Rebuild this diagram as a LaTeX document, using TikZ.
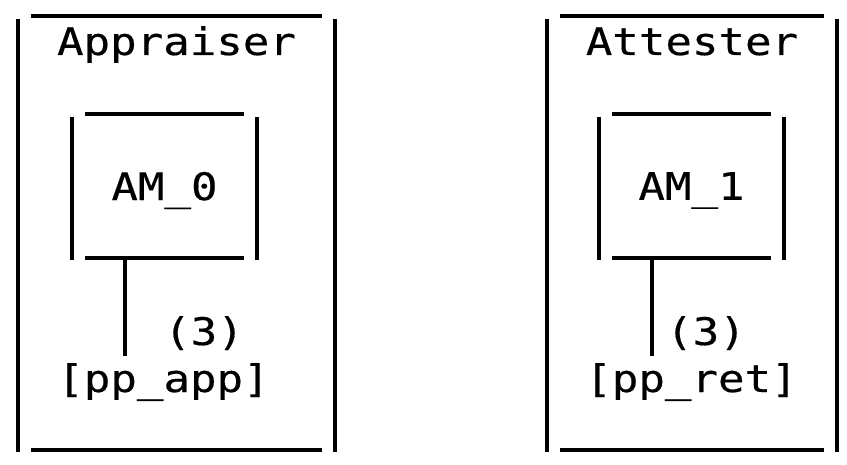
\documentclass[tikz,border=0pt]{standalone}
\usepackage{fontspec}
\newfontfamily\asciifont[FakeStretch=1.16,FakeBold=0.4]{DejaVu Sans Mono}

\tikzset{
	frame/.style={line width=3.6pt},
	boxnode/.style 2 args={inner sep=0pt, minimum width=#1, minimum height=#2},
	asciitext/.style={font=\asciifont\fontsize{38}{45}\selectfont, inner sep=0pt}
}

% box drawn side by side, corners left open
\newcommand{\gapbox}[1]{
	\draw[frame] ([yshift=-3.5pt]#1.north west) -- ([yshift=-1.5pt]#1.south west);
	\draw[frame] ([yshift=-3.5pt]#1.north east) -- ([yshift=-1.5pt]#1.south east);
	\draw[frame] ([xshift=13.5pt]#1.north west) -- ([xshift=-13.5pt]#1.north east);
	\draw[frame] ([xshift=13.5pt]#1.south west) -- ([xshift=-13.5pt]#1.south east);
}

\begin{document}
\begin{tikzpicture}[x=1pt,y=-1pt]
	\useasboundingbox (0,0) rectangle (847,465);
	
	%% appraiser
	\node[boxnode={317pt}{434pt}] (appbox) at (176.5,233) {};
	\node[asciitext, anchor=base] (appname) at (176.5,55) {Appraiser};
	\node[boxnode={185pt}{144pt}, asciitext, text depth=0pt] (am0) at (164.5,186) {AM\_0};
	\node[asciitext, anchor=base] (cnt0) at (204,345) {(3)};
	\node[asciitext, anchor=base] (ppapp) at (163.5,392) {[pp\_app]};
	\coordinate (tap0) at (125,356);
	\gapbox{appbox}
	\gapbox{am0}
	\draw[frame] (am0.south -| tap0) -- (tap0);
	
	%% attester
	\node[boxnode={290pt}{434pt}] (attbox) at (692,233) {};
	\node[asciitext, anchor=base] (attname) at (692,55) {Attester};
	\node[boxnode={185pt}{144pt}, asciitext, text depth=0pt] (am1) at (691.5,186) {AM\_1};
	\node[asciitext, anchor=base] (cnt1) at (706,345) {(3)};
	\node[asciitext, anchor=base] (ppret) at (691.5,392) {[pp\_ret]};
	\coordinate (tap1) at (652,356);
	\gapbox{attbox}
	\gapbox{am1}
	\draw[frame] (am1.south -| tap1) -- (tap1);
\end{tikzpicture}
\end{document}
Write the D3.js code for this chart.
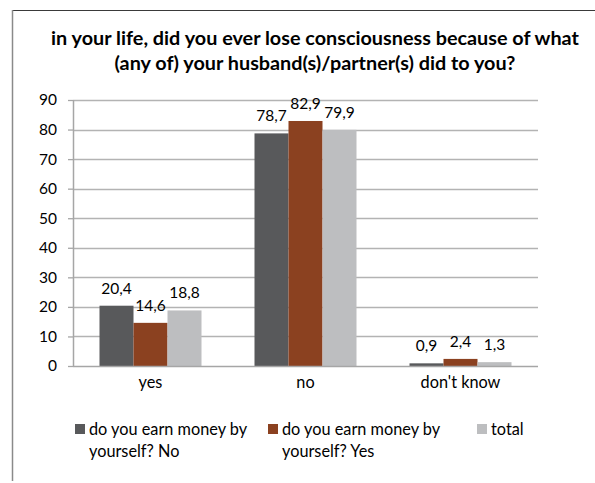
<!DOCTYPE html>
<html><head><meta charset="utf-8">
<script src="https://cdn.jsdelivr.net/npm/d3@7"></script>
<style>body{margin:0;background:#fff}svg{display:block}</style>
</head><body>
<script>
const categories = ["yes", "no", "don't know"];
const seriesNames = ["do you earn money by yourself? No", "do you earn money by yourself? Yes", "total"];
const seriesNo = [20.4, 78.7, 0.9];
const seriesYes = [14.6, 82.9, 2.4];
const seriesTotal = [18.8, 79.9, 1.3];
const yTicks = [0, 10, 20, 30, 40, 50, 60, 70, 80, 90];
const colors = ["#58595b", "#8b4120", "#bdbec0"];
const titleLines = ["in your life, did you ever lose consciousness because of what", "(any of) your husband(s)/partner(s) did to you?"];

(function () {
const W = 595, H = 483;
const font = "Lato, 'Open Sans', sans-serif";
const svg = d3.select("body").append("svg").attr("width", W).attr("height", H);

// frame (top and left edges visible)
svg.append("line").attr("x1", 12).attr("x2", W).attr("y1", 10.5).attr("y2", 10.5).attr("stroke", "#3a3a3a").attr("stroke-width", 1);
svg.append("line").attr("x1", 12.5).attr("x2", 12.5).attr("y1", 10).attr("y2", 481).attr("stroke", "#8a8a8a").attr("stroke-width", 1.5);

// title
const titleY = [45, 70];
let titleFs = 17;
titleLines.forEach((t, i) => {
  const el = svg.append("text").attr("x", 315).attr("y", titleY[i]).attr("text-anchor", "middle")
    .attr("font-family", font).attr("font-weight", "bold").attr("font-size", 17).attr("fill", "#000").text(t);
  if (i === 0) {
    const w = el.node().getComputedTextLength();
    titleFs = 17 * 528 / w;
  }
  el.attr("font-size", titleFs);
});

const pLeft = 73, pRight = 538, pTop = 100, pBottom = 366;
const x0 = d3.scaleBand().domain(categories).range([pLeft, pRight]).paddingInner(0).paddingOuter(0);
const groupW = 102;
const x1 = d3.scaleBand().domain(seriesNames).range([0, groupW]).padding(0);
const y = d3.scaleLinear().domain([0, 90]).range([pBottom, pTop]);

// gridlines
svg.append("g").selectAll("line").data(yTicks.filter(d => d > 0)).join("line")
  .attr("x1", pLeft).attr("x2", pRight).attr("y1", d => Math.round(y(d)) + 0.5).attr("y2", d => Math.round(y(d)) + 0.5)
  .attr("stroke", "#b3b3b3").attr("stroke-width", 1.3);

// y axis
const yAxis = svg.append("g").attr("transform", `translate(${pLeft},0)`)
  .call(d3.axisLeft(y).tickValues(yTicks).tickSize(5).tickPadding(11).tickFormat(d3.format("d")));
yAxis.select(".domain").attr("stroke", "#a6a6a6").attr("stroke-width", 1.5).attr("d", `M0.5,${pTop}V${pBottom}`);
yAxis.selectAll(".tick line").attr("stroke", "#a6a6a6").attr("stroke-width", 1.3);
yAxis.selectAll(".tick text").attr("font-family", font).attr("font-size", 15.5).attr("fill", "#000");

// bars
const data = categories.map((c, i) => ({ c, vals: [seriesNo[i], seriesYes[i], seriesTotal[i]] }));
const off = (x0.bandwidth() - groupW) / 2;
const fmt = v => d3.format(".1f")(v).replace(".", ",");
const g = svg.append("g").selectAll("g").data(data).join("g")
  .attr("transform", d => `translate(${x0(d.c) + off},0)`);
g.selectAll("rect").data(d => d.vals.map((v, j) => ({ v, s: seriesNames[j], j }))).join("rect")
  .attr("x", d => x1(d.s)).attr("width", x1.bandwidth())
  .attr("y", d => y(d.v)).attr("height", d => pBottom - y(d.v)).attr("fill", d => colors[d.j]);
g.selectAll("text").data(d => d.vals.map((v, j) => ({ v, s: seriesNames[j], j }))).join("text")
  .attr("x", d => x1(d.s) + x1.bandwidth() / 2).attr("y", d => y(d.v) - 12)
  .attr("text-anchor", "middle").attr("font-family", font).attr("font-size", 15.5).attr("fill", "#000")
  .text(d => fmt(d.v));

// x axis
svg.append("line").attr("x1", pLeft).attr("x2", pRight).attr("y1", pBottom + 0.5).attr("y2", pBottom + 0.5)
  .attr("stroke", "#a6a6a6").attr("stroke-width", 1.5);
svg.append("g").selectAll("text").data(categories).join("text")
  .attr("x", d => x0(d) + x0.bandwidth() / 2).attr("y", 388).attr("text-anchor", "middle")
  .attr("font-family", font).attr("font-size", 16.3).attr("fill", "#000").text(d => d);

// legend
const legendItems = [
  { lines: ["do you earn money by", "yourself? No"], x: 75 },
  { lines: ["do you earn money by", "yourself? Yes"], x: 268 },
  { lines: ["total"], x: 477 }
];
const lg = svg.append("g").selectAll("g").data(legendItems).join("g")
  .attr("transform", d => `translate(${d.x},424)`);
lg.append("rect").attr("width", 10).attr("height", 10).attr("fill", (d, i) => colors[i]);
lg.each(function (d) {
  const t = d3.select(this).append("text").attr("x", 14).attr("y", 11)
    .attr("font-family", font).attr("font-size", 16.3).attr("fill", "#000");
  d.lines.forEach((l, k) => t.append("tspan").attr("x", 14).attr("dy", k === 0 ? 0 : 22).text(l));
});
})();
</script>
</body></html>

WORK TO BE COMPLETED: Read through the entries and copy every line that includes "this".

THE OUTPUT:
Rebuild this diagram as a LaTeX document, using TikZ.
Write the D3.js code for this chart.
  const t = d3.select(this).append("text").attr("x", 14).attr("y", 11)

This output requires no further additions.